Argeloze voorbijgangers hebben geen weet van de drama’s die zich afspeelden, de angsten die werden uitgestaan. De ene bewoner vertrok als een oproep tot deportatie op de mat viel, de ander als een overvalwagen voor de deur stilhield, de derde werd op een onderduikadres opgepakt. Gezinnen werden uiteengerukt; de Joodse gemeenschap gedecimeerd. Nu wonen er andere mensen in de huizen. Wat weten zij ervan?
Tientallen woningen kunnen vandaag worden bezichtigd. Er worden kleine herdenkingsbijeenkomsten gehouden. De bewoners van andere ”Joodse huizen” zijn opgeroepen een poster voor hun raam te hangen.
In Elburg zijn er op Beekstraat 38 herdenkingen om 11.00, 12.00, 14.00 en 15.00 uur. De huidige bewoners, het artsenechtpaar Hutten, brengen Joodse liederen ten gehore die naar aanleiding van het onderduiken ontstonden.
Op Beekstraat 19 zijn er bijeenkomsten om 12.00 en 13.00 uur, terwijl om 15.30 uur Leny Duyzend, die hier als kind zat ondergedoken, haar verhaal komt vertellen. Op Beekstraat 3 is een fototentoonstelling ingericht en worden van 12.00 uur tot 16.00 uur filmfragmenten vertoond. Een andere film is te zien in Museum Sjoel Elburg.
In Amsterdam werd op 12 april de mobiele app Joodse Huizen gepresenteerd. De app toont de woningen van meer dan 104.000 Joden die tijdens de Shoah omkwamen. De app is gratis te downloaden in de Apple App Store en via Google Play.

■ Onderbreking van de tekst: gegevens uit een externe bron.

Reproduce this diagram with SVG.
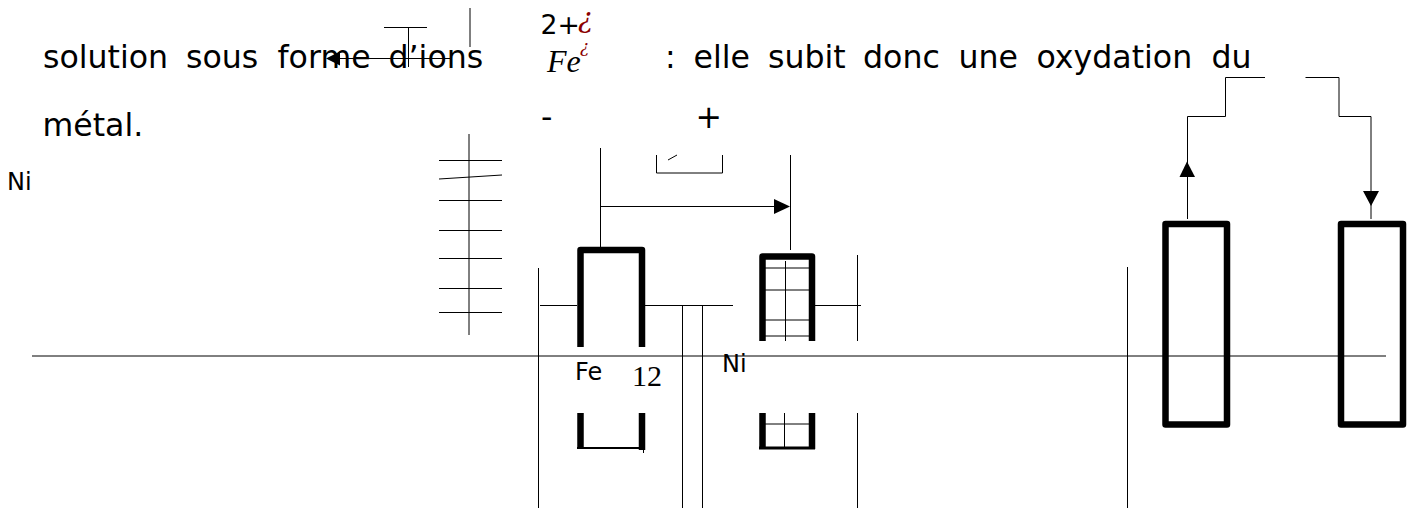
<svg xmlns="http://www.w3.org/2000/svg" width="1409" height="508" viewBox="0 0 1409 508">
<style>
.t{font-family:"DejaVu Sans",sans-serif;fill:#000}
.m{font-size:31.600px}
.s{font-size:24px}
.f{font-family:"Liberation Serif",serif;fill:#000}
.r{font-family:"DejaVu Serif",serif;font-style:italic;fill:#8b0000}
.l{fill:none;stroke:#000;stroke-width:1}
.e{fill:none;stroke:#000;stroke-width:6.500;stroke-linejoin:round}
</style>
<rect width="1409" height="508" fill="#fff"/>
<g id="texts">
<text class="t m" x="43" y="67.500">solution</text>
<text class="t m" x="186" y="67.500">sous</text>
<text class="t m" x="277.500" y="67.500">forme</text>
<text class="t m" x="388.500" y="67.500">d’ions</text>
<text class="t m" x="665" y="67.500">:</text>
<text class="t m" x="693.500" y="67.500">elle</text>
<text class="t m" x="768" y="67.500">subit</text>
<text class="t m" x="863" y="67.500">donc</text>
<text class="t m" x="958.500" y="67.500">une</text>
<text class="t m" x="1036.500" y="67.500">oxydation</text>
<text class="t m" x="1211.500" y="67.500">du</text>
<text class="t m" x="42.500" y="135.500">métal.</text>
<text class="t s" x="7" y="189.500">Ni</text>
<text class="t" font-size="26.670" x="540.500" y="34">2+</text>
<text class="r" font-size="28" x="578" y="27">¿</text>
<text class="f" font-size="32" font-style="italic" x="547" y="71.500">Fe</text>
<text class="r" font-size="17" x="580" y="52">¿</text>
<text class="t m" x="541" y="127.500">-</text>
<text class="t m" x="695.500" y="127.500">+</text>
<text class="t s" x="575" y="380">Fe</text>
<text class="f" font-size="30" x="632" y="385.500">12</text>
<text class="t s" x="722" y="371.500">Ni</text>
</g>
<g id="connectors">
<path class="l" d="M384 27.500H427M408.500 27V67M470 8V47M450 58.500H330"/>
<path d="M326 58.500L340 51.500V65.500Z"/>
<path class="l" d="M469 134V335M439 160.500H502M439 179L502 175M439 200.500H502M439 230.500H502M439 258.500H502M439 288.500H502M439 312.500H502"/>
<path class="l" d="M600.500 148V248M790.500 155V250M600.500 206.500H776"/>
<path d="M790 206.500L774 199V214Z"/>
<path class="l" d="M656.500 155V173H722.500V155M668 160L677 155"/>
<path class="l" d="M540 305.500H577M645 305.500H733M815 305.500H861M702.500 305.500V508M682.500 305.500V508M538.500 268V508M857.500 255V341M857.500 413V508M1127.500 267V508M32 356H1386"/>
<path class="l" d="M1187.500 219V116.500H1225.500V77.500H1265M1305.500 77.500H1339V116.500H1371V219"/>
<path d="M1187 161.500L1179.500 177H1195Z"/>
<path d="M1371 206L1363 191H1379Z"/>
</g>
<g id="electrode-fe">
<path class="e" d="M580.500 347V250H642V347"/>
<path class="e" d="M580.500 413V447M642 413V450"/>
<path d="M577 447H645V449H644V453H643V449H577Z"/>
</g>
<g id="electrode-ni">
<path class="e" d="M762.500 341V256.500H812V341"/>
<path class="e" d="M762.500 413V449M812 413V449"/>
<path d="M759 446.500H815V449.500H759Z"/>
<path class="l" d="M765 268H809M765 290H809M765 320H809M765 336H809M785.500 261V341M765 424H809M784.500 413V447"/>
</g>
<g id="rect-left"><rect class="e" x="1165.500" y="224" width="61.500" height="200.500"/></g>
<g id="rect-right"><rect class="e" x="1341" y="224" width="62" height="200.500"/></g>
</svg>
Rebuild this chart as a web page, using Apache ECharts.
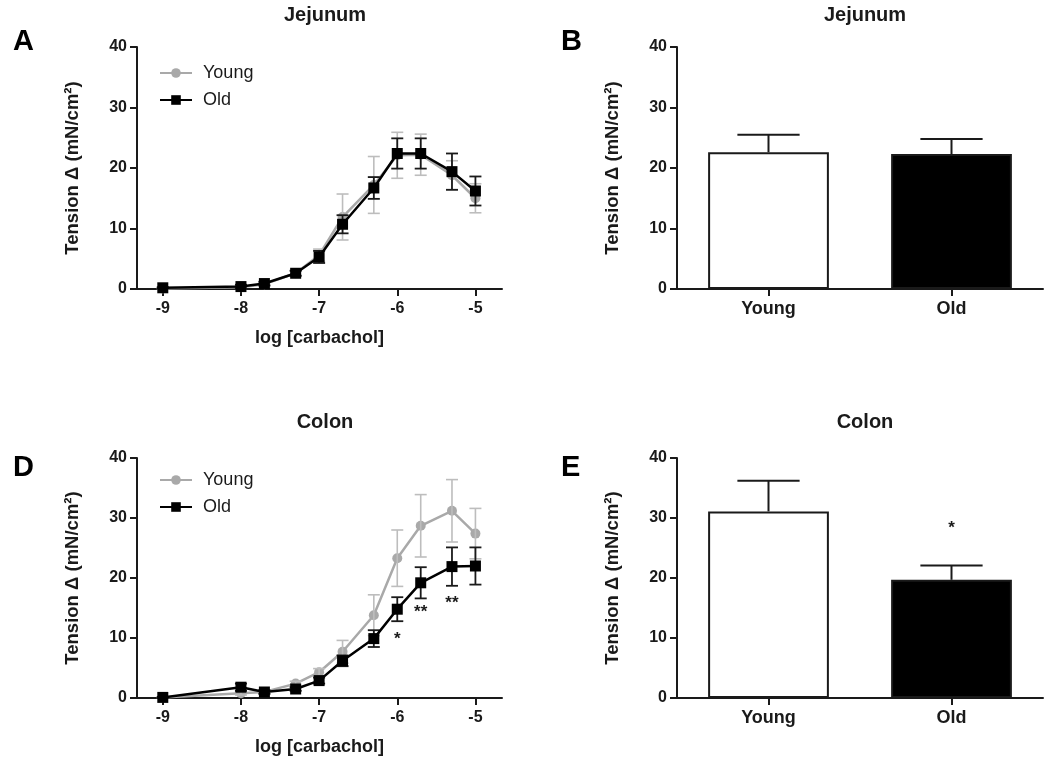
<!DOCTYPE html>
<html><head><meta charset="utf-8">
<script src="https://cdn.jsdelivr.net/npm/echarts@6/dist/echarts.min.js"></script>
<style>html,body{margin:0;padding:0;background:#fff}#c{width:1050px;height:766px}</style>
</head><body><div id="c"></div>
<script>
// ---- data ----
const logCarbachol = [-9, -8, -7.7, -7.3, -7, -6.7, -6.3, -6, -5.7, -5.3, -5];
const xTickValues = [-9, -8, -7, -6, -5];
const yTickMax = 40;
const groups = ['Young', 'Old'];

const jejYoungMean = [0.1, 0.3, 0.8, 2.6, 5.6, 11.9, 17.2, 22.1, 22.2, 18.8, 15.0];
const jejYoungSem  = [0.1, 0.2, 0.3, 0.5, 1.0, 3.8, 4.7, 3.8, 3.4, 2.4, 2.4];
const jejOldMean   = [0.2, 0.4, 0.9, 2.6, 5.3, 10.7, 16.7, 22.4, 22.4, 19.4, 16.2];
const jejOldSem    = [0.1, 0.3, 0.3, 0.4, 1.0, 1.5, 1.8, 2.5, 2.5, 3.0, 2.4];

const colYoungMean = [0.1, 0.8, 1.0, 2.4, 4.3, 7.7, 13.8, 23.3, 28.7, 31.2, 27.4];
const colYoungSem  = [0.1, 0.3, 0.3, 0.4, 0.6, 1.9, 3.4, 4.7, 5.2, 5.2, 4.2];
const colOldMean   = [0.1, 1.8, 1.0, 1.5, 2.9, 6.2, 9.9, 14.8, 19.2, 21.9, 22.0];
const colOldSem    = [0.1, 0.6, 0.3, 0.3, 0.5, 0.9, 1.4, 2.0, 2.6, 3.2, 3.1];

const jejBarMean = [22.6, 22.3];
const jejBarSem  = [2.9, 2.5];
const colBarMean = [31.1, 19.7];
const colBarSem  = [5.1, 2.4];

const colCurveSigX = [-6, -5.7, -5.3];
const colCurveSigY = [9.8, 14.2, 15.8];
const colCurveSigText = ['*', '**', '**'];
const colBarSigY = [null, 28.3];
const colBarSigText = ['', '*'];

// ---- styles ----
const FF = '"Liberation Sans", Arial, Helvetica, sans-serif';
const INK = '#1a1a1a';
const GREY = '#a9a9a9';
const GREY_ERR = '#bdbdbd';
const barFills = ['#ffffff', '#000000'];
const yName = 'Tension \u0394 (mN/cm\u00b2)';

const chart = echarts.init(document.getElementById('c'), null, {renderer: 'canvas'});

function zip2(xs, ys) { return xs.map((x, i) => [x, ys[i]]); }
function errData(xs, m, s) { return xs.map((x, i) => [x, m[i] - s[i], m[i] + s[i]]); }

function errRender(color, cap, lw) {
  return function (params, api) {
    const x = api.value(0), lo = api.value(1), hi = api.value(2);
    const a = api.coord([x, lo]), b = api.coord([x, hi]);
    const st = {stroke: color, lineWidth: lw};
    return {type: 'group', children: [
      {type: 'line', shape: {x1: a[0], y1: a[1], x2: b[0], y2: b[1]}, style: st},
      {type: 'line', shape: {x1: a[0] - cap, y1: a[1], x2: a[0] + cap, y2: a[1]}, style: st},
      {type: 'line', shape: {x1: b[0] - cap, y1: b[1], x2: b[0] + cap, y2: b[1]}, style: st}
    ]};
  };
}
function barErrRender(params, api) {
  const i = api.value(0), v = api.value(1), hi = api.value(2);
  const a = api.coord([i, v]), b = api.coord([i, hi]);
  const cap = api.size([1, 0])[0] * 0.17;
  const st = {stroke: INK, lineWidth: 2};
  return {type: 'group', children: [
    {type: 'line', shape: {x1: a[0], y1: a[1], x2: b[0], y2: b[1]}, style: st},
    {type: 'line', shape: {x1: b[0] - cap, y1: b[1], x2: b[0] + cap, y2: b[1]}, style: st}
  ]};
}
function textRender(texts) {
  return function (params, api) {
    const p = api.coord([api.value(0), api.value(1)]);
    return {type: 'text', x: p[0], y: p[1], style: {text: texts[params.dataIndex], fontFamily: FF, fontSize: 17, fontWeight: 'bold', fill: INK, align: 'center', verticalAlign: 'middle'}};
  };
}

const grids = [
  {left: 137, right: 548, top: 47, bottom: 477},
  {left: 677, right: 7, top: 47, bottom: 477},
  {left: 137, right: 548, top: 458, bottom: 68},
  {left: 677, right: 7, top: 458, bottom: 68}
].map(g => Object.assign({outerBoundsMode: 'none', containLabel: false}, g));

const axisLineStyle = {show: true, onZero: false, lineStyle: {color: INK, width: 2}};
const tickStyle = {show: true, length: 7, lineStyle: {color: INK, width: 2}};
const labelStyle = {color: INK, fontFamily: FF, fontSize: 16, fontWeight: 'bold'};

function valueX(gi, withName) {
  return {type: 'value', gridIndex: gi, min: -9.33, max: -4.66,
    axisLine: axisLineStyle,
    axisTick: Object.assign({customValues: xTickValues}, tickStyle),
    axisLabel: Object.assign({customValues: xTickValues, margin: 12, formatter: v => String(v)}, labelStyle),
    splitLine: {show: false},
    name: withName ? 'log [carbachol]' : '', nameLocation: 'middle', nameGap: 40,
    nameTextStyle: {color: INK, fontFamily: FF, fontSize: 18, fontWeight: 'bold'}};
}
function catX(gi) {
  return {type: 'category', gridIndex: gi, data: groups,
    axisLine: axisLineStyle,
    axisTick: Object.assign({alignWithLabel: true}, tickStyle),
    axisLabel: Object.assign({margin: 11}, labelStyle, {fontSize: 18}),
    splitLine: {show: false}};
}
function valueY(gi) {
  return {type: 'value', gridIndex: gi, min: 0, max: yTickMax, interval: 10,
    axisLine: axisLineStyle, axisTick: tickStyle,
    axisLabel: Object.assign({margin: 10}, labelStyle),
    splitLine: {show: false},
    name: yName, nameLocation: 'middle', nameGap: 55, nameRotate: 90,
    nameTextStyle: {color: INK, fontFamily: FF, fontSize: 18.5, fontWeight: 'bold'}};
}

function curveSeries(gi, yMean, ySem, oMean, oSem) {
  return [
    {type: 'line', name: 'Young', xAxisIndex: gi, yAxisIndex: gi, data: zip2(logCarbachol, yMean),
      symbol: 'circle', symbolSize: 10, color: GREY, lineStyle: {color: GREY, width: 2.5},
      itemStyle: {color: GREY}, z: 2, animation: false},
    {type: 'custom', xAxisIndex: gi, yAxisIndex: gi, data: errData(logCarbachol, yMean, ySem),
      encode: {x: 0, y: [1, 2]}, renderItem: errRender(GREY_ERR, 6, 1.6), z: 3, animation: false},
    {type: 'custom', xAxisIndex: gi, yAxisIndex: gi, data: errData(logCarbachol, oMean, oSem),
      encode: {x: 0, y: [1, 2]}, renderItem: errRender(INK, 6, 1.8), z: 4, animation: false},
    {type: 'line', name: 'Old', xAxisIndex: gi, yAxisIndex: gi, data: zip2(logCarbachol, oMean),
      symbol: 'rect', symbolSize: 11, color: '#000', lineStyle: {color: '#000', width: 2.5},
      itemStyle: {color: '#000'}, z: 5, animation: false}
  ];
}
function barSeries(gi, mean, sem) {
  return [
    {type: 'bar', xAxisIndex: gi, yAxisIndex: gi, barWidth: '66%',
      data: mean.map((v, i) => ({value: v, itemStyle: {color: barFills[i]}})),
      itemStyle: {borderColor: INK, borderWidth: 2}, z: 2, animation: false},
    {type: 'custom', xAxisIndex: gi, yAxisIndex: gi, data: mean.map((v, i) => [i, v, v + sem[i]]),
      encode: {x: 0, y: [1, 2]}, renderItem: barErrRender, z: 3, animation: false}
  ];
}

const titleFont = {color: INK, fontFamily: FF, fontSize: 20, fontWeight: 'bold'};
const letterFont = {color: '#000', fontFamily: FF, fontSize: 29, fontWeight: 'bold'};
const legendBase = {orient: 'vertical', data: groups, itemWidth: 32, itemHeight: 12, itemGap: 9,
  selectedMode: false, textStyle: {color: INK, fontFamily: FF, fontSize: 18, padding: [0, 0, 0, 6]}};

chart.setOption({
  backgroundColor: '#fff',
  animation: false,
  title: [
    {text: 'Jejunum', left: 320, top: 0, textAlign: 'center', textStyle: titleFont},
    {text: 'Jejunum', left: 860, top: 0, textAlign: 'center', textStyle: titleFont},
    {text: 'Colon', left: 320, top: 407, textAlign: 'center', textStyle: titleFont},
    {text: 'Colon', left: 860, top: 407, textAlign: 'center', textStyle: titleFont},
    {text: 'A', left: 8, top: 22, textStyle: letterFont},
    {text: 'B', left: 556, top: 22, textStyle: letterFont},
    {text: 'D', left: 8, top: 448, textStyle: letterFont},
    {text: 'E', left: 556, top: 448, textStyle: letterFont}
  ],
  legend: [
    Object.assign({left: 154, top: 59}, legendBase),
    Object.assign({left: 154, top: 466}, legendBase)
  ],
  grid: grids,
  xAxis: [valueX(0, true), catX(1), valueX(2, true), catX(3)],
  yAxis: [valueY(0), valueY(1), valueY(2), valueY(3)],
  series: [
    ...curveSeries(0, jejYoungMean, jejYoungSem, jejOldMean, jejOldSem),
    ...barSeries(1, jejBarMean, jejBarSem),
    ...curveSeries(2, colYoungMean, colYoungSem, colOldMean, colOldSem),
    {type: 'custom', xAxisIndex: 2, yAxisIndex: 2, data: zip2(colCurveSigX, colCurveSigY),
      renderItem: textRender(colCurveSigText), z: 6, animation: false},
    ...barSeries(3, colBarMean, colBarSem),
    {type: 'custom', xAxisIndex: 3, yAxisIndex: 3,
      data: colBarSigY.map((v, i) => v == null ? null : [i, v]).filter(d => d),
      renderItem: textRender(colBarSigText.filter(t => t)), z: 6, animation: false}
  ]
});
</script>
</body></html>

Vorig jaar werden er in Amsterdam 22 huizen opengesteld. Daar werden verhalen verteld over moeilijke keuzes in oorlogstijd, over onderduik en verraad, over verdriet en lege plaatsen.
Een van de sprekers was opiniepeiler Maurice de Hond. In aanwezigheid van zijn 91-jarige neef Max de Hond vertelde hij over zijn familie: „Marianne de Hond-Brander, mijn moeder, heeft als enige van het gezin van Elias Brander de oorlog overleefd. Ook haar man, Marcus de Hond, is in de oorlog vermoord. Zij overleefde Auschwitz, het experimentenblok, waar men gepoogd heeft haar onvruchtbaar te maken. Dat is niet gelukt, en ik ben, als haar enige kind, na de oorlog geboren.” Ze was na de oorlog met een broer van haar overleden man getrouwd.
Op de lage zolder van een uitgewoond studentenhuis aan de Nieuwe Herengracht vertolkte het Oneg Ensemble het Kaddiesj van Ravel. Van hieruit werden oude Joodse mannen gedeporteerd. Hun namen hingen aan de wand.
Aan de Spinozastraat ontving Fleur Jager 75 mensen op haar etage. Er waren Joden bij die vroeger in de straat woonden en er voor het eerst sinds de oorlog terugkwamen.
In een ander huis toonde een vroegere bewoonster haar arm: het kampnummer dat erop werd getatoeëerd, was nog altijd zichtbaar.